By Joe Beck - firstname.lastname@example.org
FRONT ROYAL - The Warren County Fire and Rescue Service is closer to hiring five new career firefighters after the last of 23 participating recruits finished written and physical agility tests on Thursday.
The testing concluded at the Front Royal fire station on North Commerce Avenue with the last of the recruits scaling a 105-foot ladder atop one of the department's trucks. When the results were tallied, only 10 of the 23 recruits passed. The survivors, all of them men, advance to an interview that will be the final stage in determining whether they will be joining the ranks of the department's 20 full-time or 10 part-time firefighters.
Gerry R. Maiatico, the department's fire marshal, said the rigorous testing program, now in its fifth year, has improved hiring decisions and made it easier to retain higher quality recruits after they join the department.
"We decided on a process like this to test their skills, knowledge and abilities to make sure we're getting a quality candidate," Maiatico said.
The deterioration in the economy a few years ago increased the number of applicants for full-time firefighter jobs, thereby spurring the department to develop "another tool to help us in the selection process," Maiatico said.
The written test by its nature is always a bit of a mystery before recruits sit down to take it, but the physical agility segment is easily seen and understood well before it begins. The recruits must move through a six-station course that includes swinging an axe 30 times, scrambling up and down a fire escape carrying a coiled hose and 85 pounds of equipment with them, and dragging a dummy over part of the parking lot in the back of the fire station.
A passing score requires the recruit to finish the course in 5 minutes and 30 seconds. After a cooling off and recovery period, each recruit is then required to scale the105-foot fire truck ladder tilted at a 70-degree angle.

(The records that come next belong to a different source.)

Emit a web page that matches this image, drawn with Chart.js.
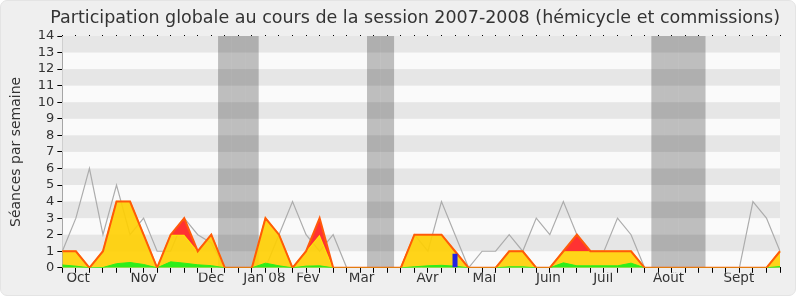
<!DOCTYPE html>
<html><head><meta charset="utf-8">
<script src="https://cdn.jsdelivr.net/npm/chart.js@4.4.0/dist/chart.umd.min.js"></script>
<style>
html,body{margin:0;padding:0;background:#fff;width:800px;height:300px;overflow:hidden;}
#frame{position:absolute;left:0;top:0;width:794px;height:294px;background:#efefef;border:1px solid #e4e4e4;border-radius:7px;}
#c{position:absolute;left:0;top:0;}
</style></head>
<body>
<div id="frame"></div>
<canvas id="c" width="800" height="300"></canvas>
<script>
// ---- data ----
const weeks = ['07-40','07-41','07-42','07-43','07-44','07-45','07-46','07-47','07-48','07-49','07-50','07-51','07-52',
  '08-01','08-02','08-03','08-04','08-05','08-06','08-07','08-08','08-09','08-10','08-11','08-12','08-13','08-14',
  '08-15','08-16','08-17','08-18','08-19','08-20','08-21','08-22','08-23','08-24','08-25','08-26','08-27','08-28',
  '08-29','08-30','08-31','08-32','08-33','08-34','08-35','08-36','08-37','08-38','08-39','08-40','08-41'];
const monthLabels = ['Oct','Nov','Déc','Jan 08','Fév','Mar','Avr','Mai','Juin','Juil','Août','Sept'];
const monthTicks = [1.16, 6.0, 10.98, 14.92, 18.13, 22.1, 26.97, 31.17, 35.89, 39.94, 44.77, 49.96];
const vacationWeeks = [12,13,14,23,24,44,45,46,47];
const totalSessions = [1,1,0,1,4,4,2,0,2,3,1,2,0,0,0,3,2,0,1,3,0,0,0,0,0,0,2,2,2,1,0,0,0,1,1,0,0,1,2,1,1,1,1,0,0,0,0,0,0,0,0,0,0,1];
const presences     = [1,1,0,1,4,4,2,0,2,2,1,2,0,0,0,3,2,0,1,2,0,0,0,0,0,0,2,2,2,1,0,0,0,1,1,0,0,1,1,1,1,1,1,0,0,0,0,0,0,0,0,0,0,1];
const commission    = [0.17,0.1,0,0.02,0.25,0.32,0.2,0,0.36,0.28,0.18,0.13,0,0,0,0.28,0.12,0,0.1,0.12,0,0,0,0,0,0,0.06,0.12,0.15,0.1,0,0,0,0.06,0.06,0,0,0.3,0.12,0.12,0.12,0.12,0.28,0,0,0,0,0,0,0,0,0,0,0.08];
const mediane       = [1,3,6,2,5,2,3,1,1,3,2,1.5,0,0,0,0,2,4,2,1,2,0,0,0,0,0,2,1,4,2,0,1,1,2,1,3,2,4,2,1,1,3,2,0,0,0,0,0,0,0,0,4,3,1];
const questions     = weeks.map((w,i)=> i===29 ? 0.85 : null);
const yMax = 14;

Chart.defaults.font.family = "'DejaVu Sans', sans-serif";
Chart.defaults.color = '#333';

const stripes = {
  id:'stripes',
  beforeDatasetsDraw(chart){
    const {ctx, chartArea:a, scales:{y}} = chart;
    ctx.save();
    ctx.fillStyle='#fafafa';
    ctx.fillRect(a.left,a.top,a.width,a.height);
    ctx.fillStyle='#e6e6e6';
    for(let k=1;k<yMax;k+=2){
      const t=y.getPixelForValue(k+1), b=y.getPixelForValue(k);
      ctx.fillRect(a.left,t,a.width,b-t);
    }
    ctx.restore();
  }
};

const bandData = weeks.map((w,i)=> vacationWeeks.includes(i) ? yMax : null);

new Chart(document.getElementById('c'), {
  type:'line',
  data:{
    labels: weeks,
    datasets:[
      {type:'line', label:'Médiane', data:mediane, borderColor:'rgb(172,172,172)', borderWidth:1.2, pointRadius:0, fill:false, order:5},
      {type:'line', label:'Présences', data:presences, borderColor:'rgb(255,238,0)', backgroundColor:'rgba(255,207,0,0.9)', borderWidth:1.5, pointRadius:0, fill:'origin', order:4},
      {type:'line', label:'Commission', data:commission, borderColor:'rgb(45,238,25)', backgroundColor:'rgb(45,238,25)', borderWidth:1, pointRadius:0, fill:'origin', order:3},
      {type:'line', label:'Participation', data:totalSessions, borderColor:'rgb(255,90,10)', backgroundColor:'rgb(255,50,50)', borderWidth:2, pointRadius:0, fill:1, order:2},
      {type:'bar', label:'Questions', data:questions, backgroundColor:'rgb(35,35,225)', barPercentage:0.37, categoryPercentage:1, grouped:false, borderWidth:0, inflateAmount:0, order:1},
      {type:'bar', label:'Vacances', data:bandData, backgroundColor:'rgba(0,0,0,0.24)', barPercentage:1, categoryPercentage:1, grouped:false, borderWidth:0, inflateAmount:0, order:10}
    ]
  },
  options:{
    responsive:false, animation:false,
    layout:{padding:{left:8,right:20,top:0,bottom:15}},
    plugins:{
      legend:{display:false}, tooltip:{enabled:false},
      title:{display:true, align:'end', text:'Participation globale au cours de la session 2007-2008 (hémicycle et commissions)',
        color:'#333', font:{size:17.5, weight:'normal'}, padding:{top:8,bottom:6}}
    },
    scales:{
      x:{type:'category', position:'bottom', offset:false, weight:1, z:1,
        grid:{display:true, drawOnChartArea:false, drawTicks:true, tickLength:5, color:'#000', offset:false},
        border:{display:true, color:'#000', width:1},
        ticks:{display:false, autoSkip:false}},
      xt:{type:'category', position:'top', offset:false, z:1,
        grid:{display:true, drawOnChartArea:false, tickLength:1, color:'#000', offset:false},
        border:{display:false}, ticks:{display:false, autoSkip:false}},
      xm:{type:'linear', position:'bottom', weight:2, min:0, max:weeks.length-1,
        grid:{display:false, drawTicks:false}, border:{display:false},
        afterBuildTicks:(ax)=>{ ax.ticks = monthTicks.map(v=>({value:v})); },
        ticks:{autoSkip:false, maxRotation:0, padding:-2, color:'#333', font:{size:13.5}, callback:(v,i)=>monthLabels[i]}},
      y:{min:0, max:yMax, z:1,
        ticks:{stepSize:1, autoSkip:false, color:'#333', font:{size:13}, padding:3},
        grid:{drawOnChartArea:false, tickLength:5, color:'#000'},
        border:{color:'#000'},
        title:{display:true, text:'Séances par semaine', color:'#333', font:{size:14}, padding:{top:0,bottom:10}}}
    }
  },
  plugins:[stripes]
});
</script>
</body></html>
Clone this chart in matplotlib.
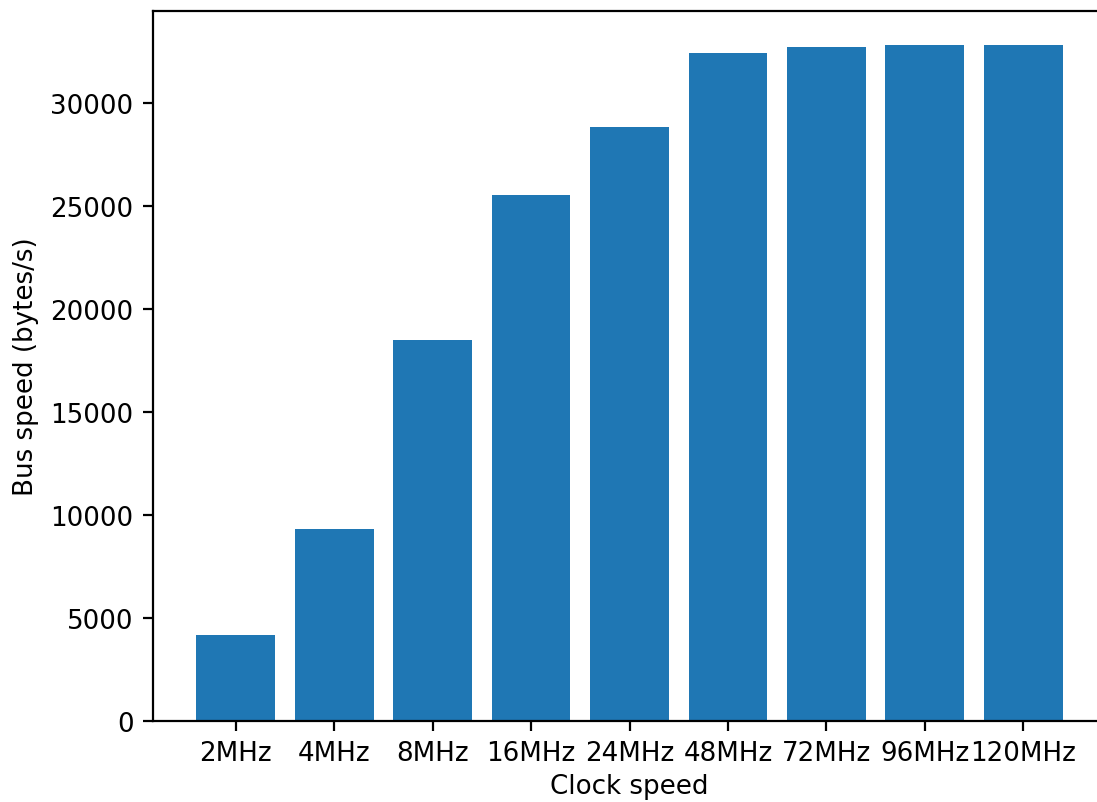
import matplotlib
matplotlib.use("Agg")
import matplotlib.pyplot as plt

# bus throughput measured at each clock setting
clock_labels = ["2MHz", "4MHz", "8MHz", "16MHz", "24MHz", "48MHz", "72MHz", "96MHz", "120MHz"]
bus_speed = [4170, 9320, 18490, 25530, 28830, 32430, 32720, 32810, 32810]

plt.rcParams["font.size"] = 9.4

W, H, DPI = 1097, 803, 200
fig = plt.figure(figsize=(W / DPI, H / DPI), dpi=DPI)
# axes placed in pixel terms; the right edge runs a little past the canvas
left, right, bottom, top = 153, 1106, 81, 791
ax = fig.add_axes([left / W, bottom / H, (right - left) / W, (top - bottom) / H])

ax.bar(clock_labels, bus_speed, color="#1f77b4")
ax.set_xlabel("Clock speed", labelpad=2.5)
ax.set_ylabel("Bus speed (bytes/s)")

fig.savefig("out.png", dpi=DPI)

While the test is supposed to measure physical agility, the sight of recruits doubled over gasping for breath or stretched out in exhaustion on the pavement after completing the course left little doubt that strength and endurance also counted for a lot.
"It's all firefighter competency, all things they have to do," Maiatico said.
Maiatico said most of the recruits are either already full-time firefighters from other jurisdictions or part-timers looking to move to full-time career status. Many also are already volunteers with the Warren County department.
Maiatico said those who already have full-time jobs with other departments are looking for part-time work in Warren County on their days off.
Maiatico said the department does not take civilian applicants off the street because it lacks the time and money to include an extended, elaborate training curriculum as part of its hiring process. Some of the bigger departments in Northern Virginia provide a 22-week candidate recruit school, but Warren County needs those who have already gained basic firefighting skills as volunteers in its own department or as members in other communities.
As for those who don't make the cut, the testing can also be helpful to them, Maiatico said.
"It's a way for them to set a level of standards for themselves," he said. "It lets them know what their strengths and weaknesses are."